SEO signals worth checking: does the site rank for substantive keyword queries in your target area, or mainly for branded queries of its own name? Does its content have backlinks from other recognized sites in the niche?
Affiliate Program History
If the publisher has been in other affiliate programs, their history with those programs is relevant. Have they received complaints? Have they been removed from programs for policy violations? Some of this information is available through affiliate community forums and network reviews — it's worth a search before committing to a partnership.
Contractual Risk Allocation
For meaningful partnerships, a basic written agreement should specify what content will be created, how your brand and products can and cannot be represented, who owns what content rights, and what the process is for either party to exit the relationship if it's not working. This is not excessive for any relationship involving meaningful brand exposure.
Building a Due Diligence Checklist
For any website-based business relationship, a consistent checklist prevents evaluation gaps:
Universal checks (any context):
- Domain age via WHOIS: registered more than 6 months ago?
- Threat database status: any blacklist listings?
- Business identity: independently verifiable company or operator?
- SSL and basic security: HTTPS active, no security warnings?
- Contact information: genuine and reachable?
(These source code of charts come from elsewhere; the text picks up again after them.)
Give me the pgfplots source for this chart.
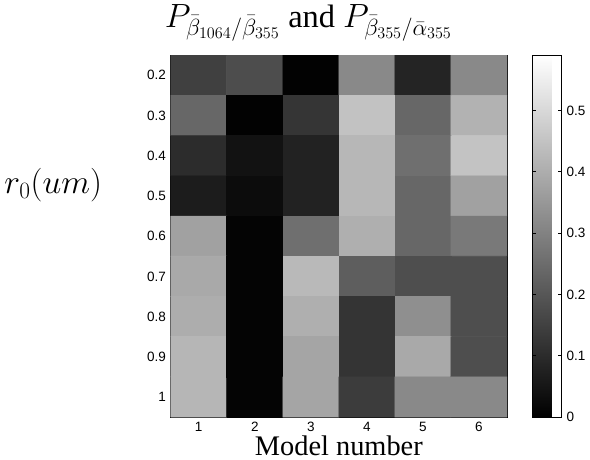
\documentclass[border=0pt]{standalone}
\usepackage{fontspec}
\setmainfont{Liberation Serif}
\setsansfont{Liberation Sans}
\usepackage{pgfplots}
\pgfplotsset{compat=1.18}

% cell values, rows r0 = 0.2 ... 1, columns model 1 ... 6
\pgfplotstableread{
x y c
1 0.2 0.148
2 0.2 0.176
3 0.2 0.005
4 0.2 0.315
5 0.2 0.083
6 0.2 0.315
1 0.3 0.236
2 0.3 0.005
3 0.3 0.122
4 0.3 0.445
5 0.3 0.236
6 0.3 0.408
1 0.4 0.102
2 0.4 0.042
3 0.4 0.079
4 0.4 0.421
5 0.4 0.255
6 0.4 0.449
1 0.5 0.065
2 0.5 0.028
3 0.5 0.079
4 0.5 0.421
5 0.5 0.236
6 0.5 0.370
1 0.6 0.370
2 0.6 0.009
3 0.6 0.255
4 0.6 0.403
5 0.6 0.236
6 0.6 0.278
1 0.7 0.389
2 0.7 0.009
3 0.7 0.426
4 0.7 0.217
5 0.7 0.180
6 0.7 0.180
1 0.8 0.398
2 0.8 0.009
3 0.8 0.403
4 0.8 0.120
5 0.8 0.329
6 0.8 0.180
1 0.9 0.419
2 0.9 0.009
3 0.9 0.380
4 0.9 0.120
5 0.9 0.389
6 0.9 0.180
1 1.0 0.419
2 1.0 0.009
3 1.0 0.380
4 1.0 0.139
5 1.0 0.315
6 1.0 0.315
}\cells

\begin{document}
\begin{tikzpicture}
\begin{axis}[
    scale only axis,
    width=249pt, height=268pt,
    xmin=0.5, xmax=6.5,
    ymin=0.15, ymax=1.05,
    y dir=reverse,
    xtick={1,...,6},
    ytick={0.2,0.3,0.4,0.5,0.6,0.7,0.8,0.9,1.0},
    yticklabels={0.2,0.3,0.4,0.5,0.6,0.7,0.8,0.9,1},
    tick align=inside,
    major tick length=3pt,
    tick style={black, line width=0.5pt},
    axis line style={line width=0.8pt},
    /pgf/number format/assume math mode=true,
    ticklabel style={font=\sffamily\fontsize{10}{11}\selectfont},
    colormap/blackwhite,
    point meta min=0, point meta max=0.59,
    title={$P_{\bar\beta_{1064}/\bar\beta_{355}}$ and $P_{\bar\beta_{355}/\bar\alpha_{355}}$},
    title style={at={(0.41,1)}, anchor=south, yshift=1pt,
                 font=\fontsize{24}{26}\selectfont},
    xlabel={Model number},
    xlabel style={font=\fontsize{21}{23}\selectfont, yshift=4pt},
    ylabel={$r_0\bigl(um\bigr)$},
    ylabel style={rotate=-90, anchor=east,
                  at={(axis description cs:-0.19,0.64)},
                  font=\fontsize{25}{27}\selectfont},
    colorbar,
    colorbar style={
        at={(1.075,1)}, anchor=north west,
        width=22pt,
        ytick={0,0.1,0.2,0.3,0.4,0.5},
        yticklabels={0,0.1,0.2,0.3,0.4,0.5},
        tick align=inside,
        major tick length=3pt,
        yticklabel pos=right,
        ticklabel style={font=\sffamily\fontsize{10}{11}\selectfont},
        axis line style={line width=0.8pt},
    },
]
\addplot [matrix plot*, mesh/cols=6, point meta=explicit]
    table [x=x, y=y, meta=c] {\cells};
\end{axis}
\end{tikzpicture}
\end{document}
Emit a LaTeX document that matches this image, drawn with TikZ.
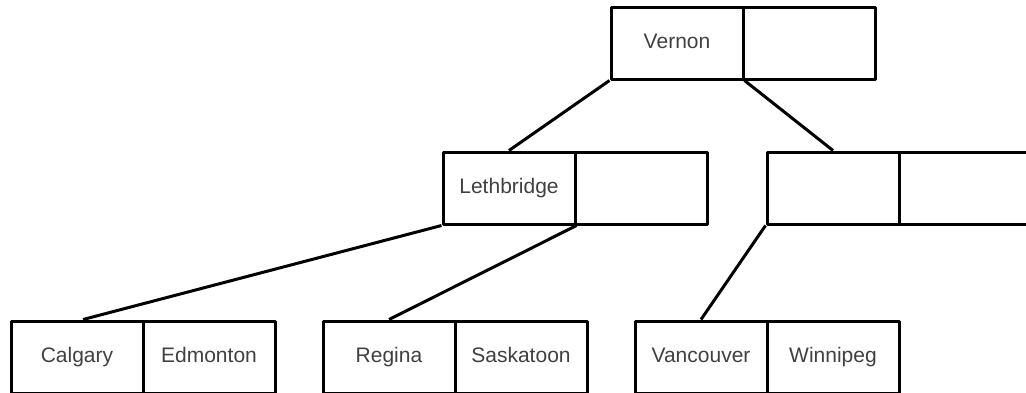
\documentclass[tikz,border=0pt]{standalone}
\usepackage{fontspec}
\setmainfont{Liberation Sans}
\begin{document}
\begin{tikzpicture}[x=0.5pt,y=-0.5pt,
  cell/.style={draw=black,line width=1.5pt,minimum width=66pt,minimum height=36pt,inner sep=0pt,
    font=\fontsize{10.5pt}{12pt}\selectfont,text=black!75,line join=round,
    text height=7.6pt,text depth=2.2pt},
  link/.style={draw=black,line width=1.5pt}]
\useasboundingbox (0,0) rectangle (1026,392);
\clip (0,0) rectangle (1026,392);
% top
\node[cell] (vernon) at (677,43) {Vernon};
\node[cell] (vernonB) at (809,43) {};
% level 2
\node[cell] (leth) at (509,188) {Lethbridge};
\node[cell] (lethB) at (641,188) {};
\node[cell] (rA) at (833,188) {};
\node[cell] (rB) at (965,188) {};
% leaves
\node[cell] (calgary) at (77,357) {Calgary};
\node[cell] (edmonton) at (209,357) {Edmonton};
\node[cell] (regina) at (389,357) {Regina};
\node[cell] (saskatoon) at (521,357) {Saskatoon};
\node[cell] (vancouver) at (701,357) {Vancouver};
\node[cell] (winnipeg) at (833,357) {Winnipeg};
% links
\draw[link] (vernon.south west) -- (leth.north);
\draw[link] (vernon.south east) -- (rA.north);
\draw[link] (leth.south west) -- ([xshift=3pt]calgary.north);
\draw[link] (leth.south east) -- (regina.north);
\draw[link] (rA.south west) -- (vancouver.north);
\end{tikzpicture}
\end{document}
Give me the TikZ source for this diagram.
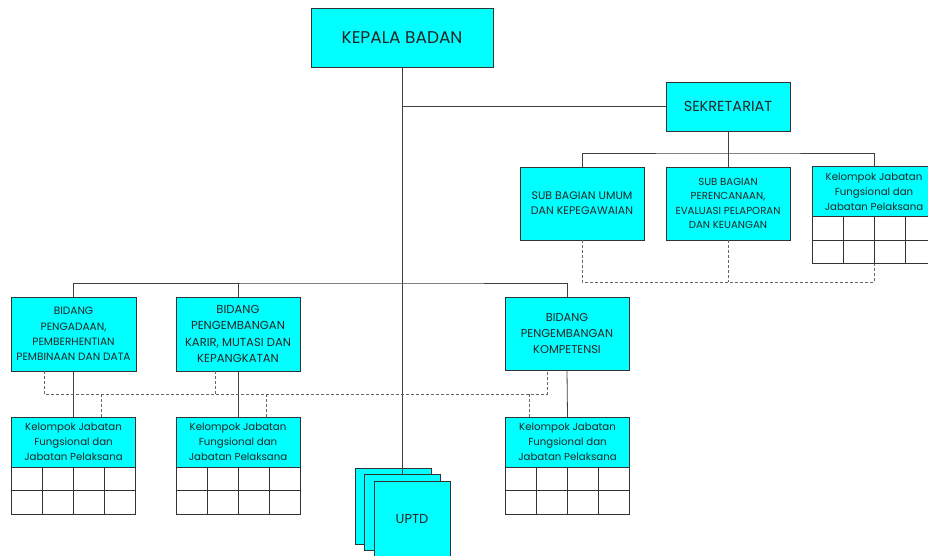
\documentclass[tikz,border=0pt]{standalone}
\usepackage{fontspec}
\setmainfont{Poppins}
\usetikzlibrary{positioning,calc}

\definecolor{boxcyan}{HTML}{00FFFF}
\definecolor{boxline}{HTML}{333333}

\tikzset{
  unit/.style={draw=boxline, fill=boxcyan, line width=0.8pt, align=center,
    inner sep=0pt, outer sep=0pt, text=black!85},
  kjbox/.style={unit, minimum width=124pt, minimum height=50pt, font=\fontsize{10.2}{14.8}\selectfont},
  tbl/.style={draw=boxline, line width=0.8pt, fill=white, inner sep=0pt, outer sep=0pt,
    minimum width=124pt, minimum height=47pt},
  link/.style={draw=black!75, line width=0.8pt},
  dlink/.style={draw=black!60, line width=0.8pt, dash pattern=on 3pt off 2pt}
}

\begin{document}
\begin{tikzpicture}[x=1pt,y=-1pt]

  \useasboundingbox (0,0) rectangle (928,555);

  % top
  \node[unit, minimum width=182pt, minimum height=59pt, font=\fontsize{17}{20}\selectfont] (kb) at (402,37.5) {KEPALA BADAN};
  \node[unit, minimum width=124pt, minimum height=49pt, font=\fontsize{14.5}{17}\selectfont] (sek) at (728,106.5) {SEKRETARIAT};

  % sekretariat units
  \node[unit, minimum width=124pt, minimum height=73pt, font=\fontsize{11}{15}\selectfont] (umum) at (582,203.5) {SUB BAGIAN UMUM\\DAN KEPEGAWAIAN};
  \node[unit, minimum width=124pt, minimum height=73pt, font=\fontsize{10.2}{14.2}\selectfont] (renc) at (728,203.5) {SUB BAGIAN\\PERENCANAAN,\\EVALUASI PELAPORAN\\DAN KEUANGAN};
  \node[kjbox] (kj4) at (874,191.5) {Kelompok Jabatan\\Fungsional dan\\Jabatan Pelaksana};

  % bidang
  \node[unit, minimum width=125pt, minimum height=74pt, font=\fontsize{10.6}{15.3}\selectfont] (bid1) at (73.5,334) {BIDANG\\PENGADAAN,\\PEMBERHENTIAN\\PEMBINAAN DAN DATA};
  \node[unit, minimum width=124pt, minimum height=74pt, font=\fontsize{11.6}{16.5}\selectfont] (bid2) at (238,334) {BIDANG\\PENGEMBANGAN\\KARIR, MUTASI DAN\\KEPANGKATAN};
  \node[unit, minimum width=124pt, minimum height=73pt, font=\fontsize{11.4}{16}\selectfont] (bid3) at (567,333.5) {BIDANG\\PENGEMBANGAN\\KOMPETENSI};

  % kelompok jabatan
  \node[kjbox] (kj1) at (73.5,442) {Kelompok Jabatan\\Fungsional dan\\Jabatan Pelaksana};
  \node[kjbox] (kj2) at (238,442) {Kelompok Jabatan\\Fungsional dan\\Jabatan Pelaksana};
  \node[kjbox] (kj3) at (567.5,442) {Kelompok Jabatan\\Fungsional dan\\Jabatan Pelaksana};

  % tables under kelompok
  \foreach \k in {kj1,kj2,kj3,kj4} {
    \node[tbl, below=0pt of \k] (\k t) {};
    \draw[boxline, line width=0.8pt] (\k t.west) -- (\k t.east);
    \foreach \i in {1,2,3}
      \draw[boxline, line width=0.8pt] ($(\k t.north west)!\i/4!(\k t.north east)$) -- ($(\k t.south west)!\i/4!(\k t.south east)$);
  }

  % UPTD
  \node[unit, minimum width=76pt, minimum height=76pt] (uptd1) at (393,506) {};
  \node[unit, minimum width=76pt, minimum height=76pt] (uptd2) at (402.5,512.5) {};
  \node[unit, minimum width=76pt, minimum height=76pt, font=\fontsize{13}{15}\selectfont] (uptd3) at (412,519) {UPTD};

  % solid lines
  \coordinate (sekbus) at (728,153);
  \coordinate (bidbus) at (402,283);
  \draw[link] (kb.south) -- (kb.south |- uptd2.north);
  \draw[link] (kb.south) |- (sek.west);
  \draw[link] (sek.south) -- (renc.north);
  \draw[link] (umum.north) |- (sekbus) -| (kj4.north);
  \draw[link] (bid1.north) |- (bidbus) -| (bid3.north);
  \draw[link] (bid2.north) -- (bid2.north |- bidbus);
  \foreach \i in {1,2,3}
    \draw[link] (bid\i.south) -- (kj\i.north);

  % dashed lines
  \coordinate (ds1) at (582,282);
  \coordinate (ds2) at (874,282);
  \draw[dlink] (umum.south) -- (ds1) -- (ds2) -- (kj4t.south);
  \draw[dlink] (renc.south) -- (renc.south |- ds1);

  \coordinate (db1) at (44,394);
  \coordinate (db2) at (215,394);
  \coordinate (db3) at (547,394);
  \coordinate (dk1) at (101,394);
  \coordinate (dk2) at (266,394);
  \coordinate (dk3) at (529,394);
  \draw[dlink] (bid1.south -| db1) -- (db1) -- (db3) -- (bid3.south -| db3);
  \draw[dlink] (bid2.south -| db2) -- (db2);
  \foreach \i in {1,2,3}
    \draw[dlink] (dk\i) -- (kj\i.north -| dk\i);

\end{tikzpicture}
\end{document}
Payment-specific additions:
- Payment processor: recognized, legitimate operator?
- Refund policy: specific and realistic?
- Payment form domain: matches the site domain?
Advertising-specific additions:
- Traffic claims: consistent with third-party estimates?
- Content quality: appropriate for brand association?
- Advertiser adjacency: what other advertisers are present?
Partnership-specific additions:
- Content quality in target topic area: substantive and accurate?
- Traffic source breakdown: organic search dominant?
- Community reputation: any flag from other program participants?
This checklist doesn't guarantee perfect decisions — no process does. But consistently applying it prevents the most common and costly due diligence failures: paying fraudulent sites, advertising on low-quality or misrepresented properties, and entering partnerships with operators who misrepresent their audience or history.